> Problem requirements
Omit the pictures and print exactly the lines of the listing below, starting at the first and ending at the line containing "from bokeh.resources import INLINE".

+++ Dataset excerpt

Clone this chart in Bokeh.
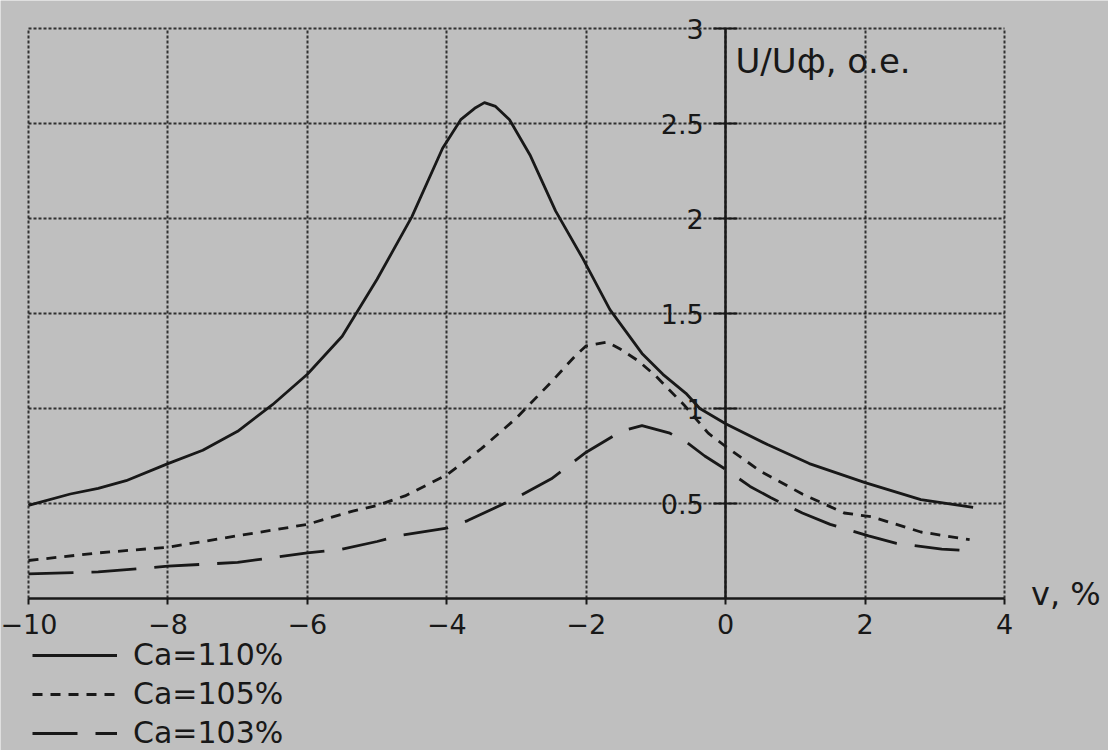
from bokeh.plotting import figure
from bokeh.models import Label, Legend, LegendItem, FixedTicker
from bokeh.embed import file_html
from bokeh.resources import INLINE

# --- data ---
x_110 = [-10, -9.4, -9, -8.6, -8, -7.5, -7, -6.5, -6, -5.5, -5.25, -5, -4.5, -4.06, -3.8, -3.6,
         -3.46, -3.3, -3.1, -2.8, -2.44, -2.05, -1.66, -1.2, -0.9, -0.57, -0.37, 0, 0.6, 1.2,
         2, 2.8, 3.55]
y_110 = [0.49, 0.55, 0.58, 0.62, 0.71, 0.78, 0.88, 1.02, 1.18, 1.38, 1.53, 1.68, 2.01, 2.37, 2.52, 2.58,
         2.61, 2.59, 2.52, 2.33, 2.04, 1.79, 1.52, 1.29, 1.18, 1.08, 1.00, 0.92, 0.81, 0.71,
         0.61, 0.52, 0.48]

x_105 = [-10, -9, -8, -7, -6, -5.35, -5, -4.6, -4, -3.5, -3, -2.5, -2.15, -2, -1.7, -1.5, -1.25,
         -1, -0.6, -0.25, 0, 0.5, 1.1, 1.7, 2.1, 2.8, 3.5]
y_105 = [0.20, 0.24, 0.27, 0.33, 0.39, 0.46, 0.49, 0.54, 0.65, 0.79, 0.95, 1.14, 1.28, 1.33, 1.35, 1.31, 1.25,
         1.17, 1.02, 0.87, 0.80, 0.67, 0.55, 0.45, 0.43, 0.35, 0.31]

x_103 = [-10, -9, -8, -7, -6, -5.5, -5, -4.7, -4, -3.7, -3, -2.5, -2, -1.5, -1.2, -0.8, -0.55,
         -0.3, 0, 0.35, 0.65, 1.1, 1.5, 2.05, 2.45, 3.1, 3.55]
y_103 = [0.13, 0.14, 0.17, 0.19, 0.24, 0.26, 0.30, 0.33, 0.37, 0.41, 0.53, 0.63, 0.77, 0.88, 0.91, 0.87, 0.82,
         0.75, 0.68, 0.59, 0.53, 0.45, 0.39, 0.33, 0.29, 0.26, 0.25]

series_labels = ["Ca=110%", "Ca=105%", "Ca=103%"]
x_ticks = [-10, -8, -6, -4, -2, 0, 2, 4]
x_tick_labels = ["−10", "−8", "−6", "−4", "−2", "0", "2", "4"]
y_ticks = [0.5, 1, 1.5, 2, 2.5, 3]
y_tick_labels = ["0.5", "1", "1.5", "2", "2.5", "3"]
y_title = "U/Uф, о.е."
x_title = "v, %"

X_MIN, X_MAX = -10, 4
Y_MIN, Y_MAX = 0, 3

INK = "#181818"
PAPER = "#bfbfbf"
FONT = "DejaVu Sans"

# the frame fills the whole page; the chart box (-10..4, 0..3) sits inside it
PX_X = 976 / 14.0   # pixels per x unit
PX_Y = 190.0        # pixels per y unit
p = figure(width=1108, height=750,
           x_range=(X_MIN - 28 / PX_X, X_MAX + 104 / PX_X),
           y_range=(Y_MIN - 152 / PX_Y, Y_MAX + 28 / PX_Y),
           output_backend="svg", toolbar_location=None,
           min_border=0)
p.background_fill_color = PAPER
p.border_fill_color = PAPER
p.outline_line_color = None

# grid (dotted), limited to the chart box
p.xgrid.ticker = FixedTicker(ticks=x_ticks)
p.ygrid.ticker = FixedTicker(ticks=y_ticks)
p.xgrid.cross_bounds = (Y_MIN, Y_MAX)
p.ygrid.cross_bounds = (X_MIN, X_MAX)
p.grid.grid_line_color = INK
p.grid.grid_line_dash = "3 2"
p.grid.grid_line_width = 2
p.grid.grid_line_alpha = 0.85

# x axis along y = 0
xa = p.xaxis[0]
xa.fixed_location = 0
xa.bounds = (X_MIN, X_MAX)
xa.ticker = FixedTicker(ticks=x_ticks)
xa.major_label_overrides = {t: s for t, s in zip(x_ticks, x_tick_labels)}
xa.axis_line_color = INK
xa.axis_line_width = 2.5
xa.major_tick_line_color = INK
xa.major_tick_line_width = 2
xa.major_tick_in = 0
xa.major_tick_out = 6
xa.minor_tick_line_color = None
xa.major_label_standoff = 9
xa.major_label_text_font = FONT
xa.major_label_text_font_size = "27px"
xa.major_label_text_color = INK

# y axis through x = 0
ya = p.yaxis[0]
ya.fixed_location = 0
ya.bounds = (Y_MIN, Y_MAX)
ya.ticker = FixedTicker(ticks=y_ticks)
ya.major_label_overrides = {t: s for t, s in zip(y_ticks, y_tick_labels)}
ya.axis_line_color = INK
ya.axis_line_width = 2.5
ya.major_tick_line_color = INK
ya.major_tick_line_width = 2
ya.major_tick_in = 12
ya.major_tick_out = 12
ya.minor_tick_line_color = None
ya.major_label_standoff = 10
ya.major_label_text_font = FONT
ya.major_label_text_font_size = "27px"
ya.major_label_text_color = INK

# curves
r1 = p.line(x_110, y_110, line_color=INK, line_width=2.8, line_join="round")
r2 = p.line(x_105, y_105, line_color=INK, line_width=2.8, line_dash="10 8")
r3 = p.line(x_103, y_103, line_color=INK, line_width=2.8, line_dash="45 18")

# axis titles
p.add_layout(Label(x=0.14, y=2.83, text=y_title, text_font=FONT, text_font_size="34px",
                   text_color=INK, text_baseline="alphabetic"))
p.add_layout(Label(x=4.38, y=0.026, text=x_title, text_font=FONT, text_font_size="32px",
                   text_color=INK, text_baseline="alphabetic"))

legend = Legend(items=[LegendItem(label=series_labels[0], renderers=[r1]),
                       LegendItem(label=series_labels[1], renderers=[r2]),
                       LegendItem(label=series_labels[2], renderers=[r3])],
                location=(32, 0), orientation="vertical",
                glyph_width=85, glyph_height=30, label_height=30, spacing=4,
                padding=0, margin=0, label_standoff=16,
                label_text_font=FONT, label_text_font_size="30px", label_text_color=INK,
                border_line_alpha=0, background_fill_alpha=0)
p.add_layout(legend, "center")

open("out.html", "w").write(file_html(p, INLINE))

++++++

> Exercise response
Clone this chart in Bokeh.
from bokeh.plotting import figure
from bokeh.models import Label, Legend, LegendItem, FixedTicker
from bokeh.embed import file_html
from bokeh.resources import INLINE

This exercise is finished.